Stated task:
Look at the data below and print exactly the lines from its first line through the line with "oe_hsp_sd = [0.1, 3.0, 1.5]"; the pictures stay out of the copy.

Material provided:
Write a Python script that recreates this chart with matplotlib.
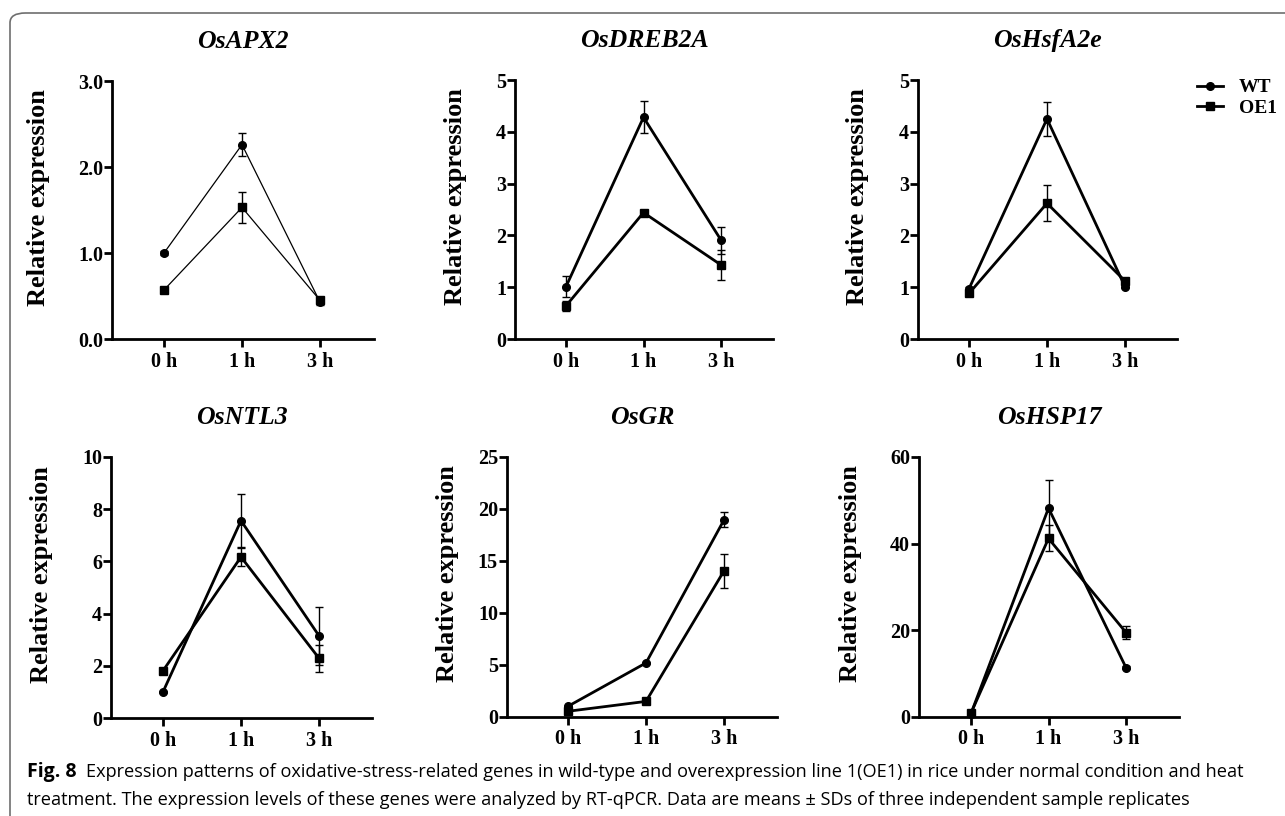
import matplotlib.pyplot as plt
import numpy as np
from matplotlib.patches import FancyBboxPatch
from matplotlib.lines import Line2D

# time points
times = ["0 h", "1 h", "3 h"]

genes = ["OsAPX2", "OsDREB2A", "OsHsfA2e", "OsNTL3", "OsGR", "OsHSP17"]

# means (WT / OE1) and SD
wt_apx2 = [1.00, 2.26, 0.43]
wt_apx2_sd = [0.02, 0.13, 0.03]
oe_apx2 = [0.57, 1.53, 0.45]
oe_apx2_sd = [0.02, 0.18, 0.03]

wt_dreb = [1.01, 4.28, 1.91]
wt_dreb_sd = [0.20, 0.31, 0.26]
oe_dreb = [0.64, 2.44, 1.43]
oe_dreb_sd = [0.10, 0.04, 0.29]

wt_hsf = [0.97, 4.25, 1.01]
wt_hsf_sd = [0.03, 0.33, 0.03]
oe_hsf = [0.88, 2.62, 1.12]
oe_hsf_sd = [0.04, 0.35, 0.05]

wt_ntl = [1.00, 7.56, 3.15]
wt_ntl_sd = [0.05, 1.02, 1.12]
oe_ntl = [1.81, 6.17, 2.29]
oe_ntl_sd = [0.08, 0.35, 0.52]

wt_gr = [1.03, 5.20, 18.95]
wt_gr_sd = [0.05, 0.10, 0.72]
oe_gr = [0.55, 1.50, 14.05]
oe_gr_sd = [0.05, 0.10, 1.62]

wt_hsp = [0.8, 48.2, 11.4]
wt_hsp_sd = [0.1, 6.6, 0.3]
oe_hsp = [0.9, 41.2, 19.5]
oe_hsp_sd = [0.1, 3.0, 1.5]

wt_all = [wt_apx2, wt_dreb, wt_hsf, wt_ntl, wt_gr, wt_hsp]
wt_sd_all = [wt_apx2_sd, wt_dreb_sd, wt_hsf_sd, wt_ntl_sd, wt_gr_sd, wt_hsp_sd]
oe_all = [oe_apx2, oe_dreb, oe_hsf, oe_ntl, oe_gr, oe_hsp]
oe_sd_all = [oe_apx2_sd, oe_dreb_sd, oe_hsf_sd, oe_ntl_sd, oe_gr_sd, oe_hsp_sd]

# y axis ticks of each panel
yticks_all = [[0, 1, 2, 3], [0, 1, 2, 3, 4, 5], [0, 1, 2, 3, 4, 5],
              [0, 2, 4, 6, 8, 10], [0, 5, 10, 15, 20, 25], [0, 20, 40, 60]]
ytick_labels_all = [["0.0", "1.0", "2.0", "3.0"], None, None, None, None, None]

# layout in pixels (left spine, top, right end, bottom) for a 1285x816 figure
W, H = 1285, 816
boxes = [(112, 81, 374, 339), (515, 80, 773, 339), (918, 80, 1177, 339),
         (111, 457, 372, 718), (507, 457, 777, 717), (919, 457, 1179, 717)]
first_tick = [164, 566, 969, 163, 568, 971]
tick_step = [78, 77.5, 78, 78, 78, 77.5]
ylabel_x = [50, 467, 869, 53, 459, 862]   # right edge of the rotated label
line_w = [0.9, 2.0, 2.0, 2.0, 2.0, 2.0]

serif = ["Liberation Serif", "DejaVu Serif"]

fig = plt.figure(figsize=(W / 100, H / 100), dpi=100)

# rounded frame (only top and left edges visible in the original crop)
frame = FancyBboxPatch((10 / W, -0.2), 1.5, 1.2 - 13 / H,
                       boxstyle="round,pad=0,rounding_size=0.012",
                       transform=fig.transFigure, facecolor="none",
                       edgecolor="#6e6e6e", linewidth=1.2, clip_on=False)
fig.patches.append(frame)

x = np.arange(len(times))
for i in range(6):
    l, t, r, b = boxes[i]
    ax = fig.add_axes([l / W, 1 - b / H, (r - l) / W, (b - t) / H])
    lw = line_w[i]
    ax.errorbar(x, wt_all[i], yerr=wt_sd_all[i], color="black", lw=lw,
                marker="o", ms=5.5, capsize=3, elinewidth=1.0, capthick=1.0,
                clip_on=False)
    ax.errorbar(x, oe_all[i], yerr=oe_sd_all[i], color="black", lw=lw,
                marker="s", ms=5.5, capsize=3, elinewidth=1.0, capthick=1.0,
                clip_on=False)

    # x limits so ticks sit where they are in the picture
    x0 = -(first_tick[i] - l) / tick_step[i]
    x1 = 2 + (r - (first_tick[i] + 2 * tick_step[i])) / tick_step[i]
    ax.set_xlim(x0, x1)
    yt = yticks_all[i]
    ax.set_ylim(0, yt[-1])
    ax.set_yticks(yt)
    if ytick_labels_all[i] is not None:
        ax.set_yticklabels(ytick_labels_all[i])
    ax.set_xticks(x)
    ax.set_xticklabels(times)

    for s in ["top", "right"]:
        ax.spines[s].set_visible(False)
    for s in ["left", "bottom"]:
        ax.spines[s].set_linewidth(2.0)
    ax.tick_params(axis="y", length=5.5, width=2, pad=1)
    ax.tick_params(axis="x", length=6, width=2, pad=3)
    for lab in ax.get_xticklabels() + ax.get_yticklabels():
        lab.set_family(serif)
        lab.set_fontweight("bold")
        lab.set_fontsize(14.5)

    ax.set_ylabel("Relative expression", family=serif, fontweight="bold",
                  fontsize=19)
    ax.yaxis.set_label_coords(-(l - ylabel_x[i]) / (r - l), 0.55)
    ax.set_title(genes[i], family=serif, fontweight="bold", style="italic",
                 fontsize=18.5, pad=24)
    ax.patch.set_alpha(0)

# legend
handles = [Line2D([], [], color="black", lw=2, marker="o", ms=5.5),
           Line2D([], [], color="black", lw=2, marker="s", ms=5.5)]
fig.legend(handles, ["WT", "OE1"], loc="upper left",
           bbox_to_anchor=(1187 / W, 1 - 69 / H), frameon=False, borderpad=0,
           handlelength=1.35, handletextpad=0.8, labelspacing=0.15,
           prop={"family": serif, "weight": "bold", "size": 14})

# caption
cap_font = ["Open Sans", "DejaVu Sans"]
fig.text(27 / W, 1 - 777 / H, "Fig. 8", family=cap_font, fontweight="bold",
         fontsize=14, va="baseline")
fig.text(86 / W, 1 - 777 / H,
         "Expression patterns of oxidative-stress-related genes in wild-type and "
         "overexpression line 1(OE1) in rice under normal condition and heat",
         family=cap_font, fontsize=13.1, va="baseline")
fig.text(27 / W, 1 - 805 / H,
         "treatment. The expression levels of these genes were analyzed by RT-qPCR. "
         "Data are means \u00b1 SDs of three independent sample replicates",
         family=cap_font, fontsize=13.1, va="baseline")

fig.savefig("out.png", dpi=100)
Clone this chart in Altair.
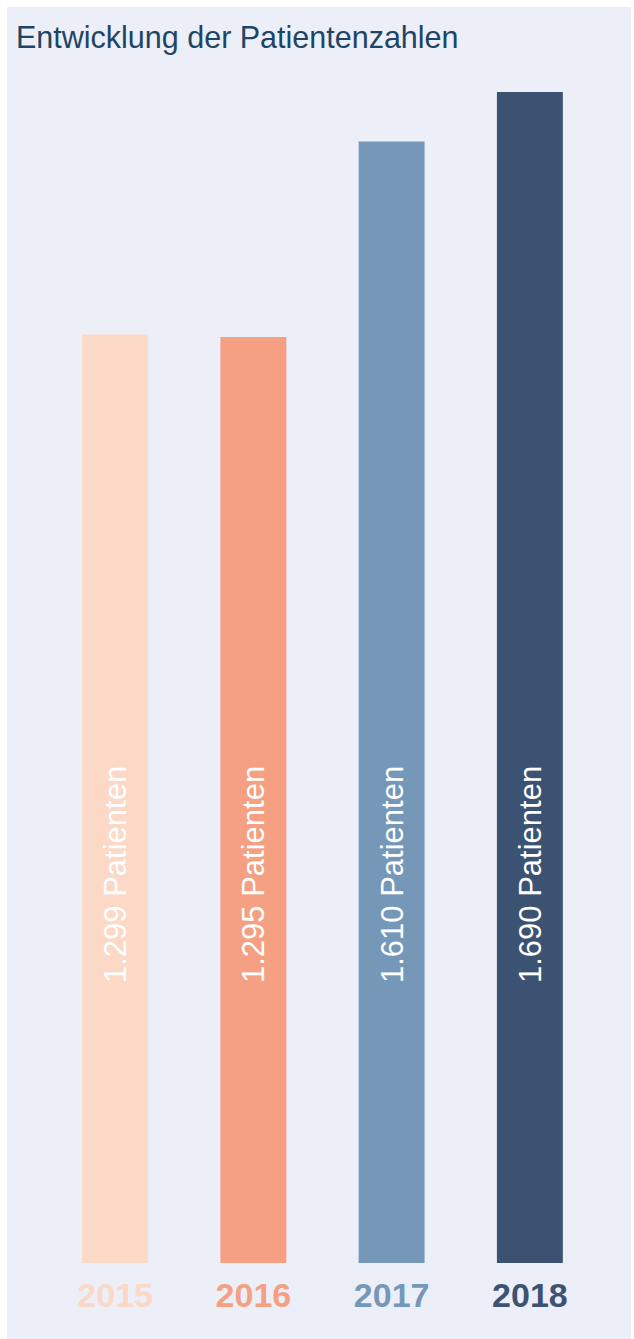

Written response:
Write a Python script that recreates this chart with matplotlib.
import matplotlib.pyplot as plt
import numpy as np
from matplotlib.patches import FancyBboxPatch
from matplotlib.lines import Line2D

# time points
times = ["0 h", "1 h", "3 h"]

genes = ["OsAPX2", "OsDREB2A", "OsHsfA2e", "OsNTL3", "OsGR", "OsHSP17"]

# means (WT / OE1) and SD
wt_apx2 = [1.00, 2.26, 0.43]
wt_apx2_sd = [0.02, 0.13, 0.03]
oe_apx2 = [0.57, 1.53, 0.45]
oe_apx2_sd = [0.02, 0.18, 0.03]

wt_dreb = [1.01, 4.28, 1.91]
wt_dreb_sd = [0.20, 0.31, 0.26]
oe_dreb = [0.64, 2.44, 1.43]
oe_dreb_sd = [0.10, 0.04, 0.29]

wt_hsf = [0.97, 4.25, 1.01]
wt_hsf_sd = [0.03, 0.33, 0.03]
oe_hsf = [0.88, 2.62, 1.12]
oe_hsf_sd = [0.04, 0.35, 0.05]

wt_ntl = [1.00, 7.56, 3.15]
wt_ntl_sd = [0.05, 1.02, 1.12]
oe_ntl = [1.81, 6.17, 2.29]
oe_ntl_sd = [0.08, 0.35, 0.52]

wt_gr = [1.03, 5.20, 18.95]
wt_gr_sd = [0.05, 0.10, 0.72]
oe_gr = [0.55, 1.50, 14.05]
oe_gr_sd = [0.05, 0.10, 1.62]

wt_hsp = [0.8, 48.2, 11.4]
wt_hsp_sd = [0.1, 6.6, 0.3]
oe_hsp = [0.9, 41.2, 19.5]
oe_hsp_sd = [0.1, 3.0, 1.5]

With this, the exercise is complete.